The last chapter of Gold talks about a return to hard currency.  Lewis believes “the era of soft money is slowly coming to an end.”  In his opinion, the global economy has no alternative.  It must go back to hard money.  Therefore, he proposes a new gold standard, which includes “a provision for convertibility.”  He explains that convertibility keeps governments honest.

His proposal includes a trading band of 2%, and a central banking system that exists for only one reason:  “the prevention of liquidity-shortage crises.”  This means the Fed would not bail-out “insolvent institutions with long-term financial difficulties.” In other words, Lewis is proposing what he calls “a fully modernized version of the classical gold standard.”  As he writes, “It works.  Very well, in fact.”

He admits the most difficult part of such a transition would be the establishment of dollar/gold parity.  In his estimation, the “correct parity is the economy’s ‘center of gravity,’ the point that balances the forces of inflation and deflation and the interests of creditors and debtors.”  If done carefully, Lewis believes such a transition would “be seamless.”

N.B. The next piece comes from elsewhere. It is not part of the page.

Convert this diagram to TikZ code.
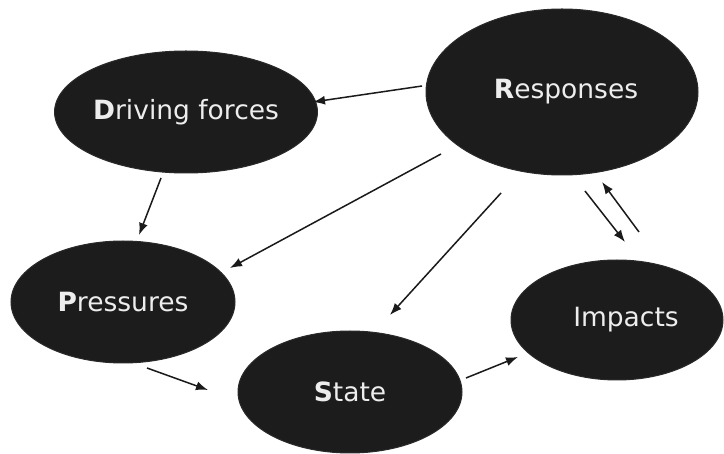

The greatest obstacle to a return to the gold standard is the central banks, because they have the most to lose.  Their power and influence would be lost overnight.  As Lewis points out, “They are large bureaucracies, and no bureaucracies encourage their own demise.”

Gold is an important book.  It has much to offer.  It is well-written and easy to read.  Its only flaw might be the author’s optimism.  One doubts that a return to a gold standard – as desirable as it may be – is as inevitable as set forth in the book.

5-star On the Read-O-Meter, which ranges from 1 star (deplorable) to 5 stars (noteworthy), Gold:  The Once and Future Money commands 5 stars.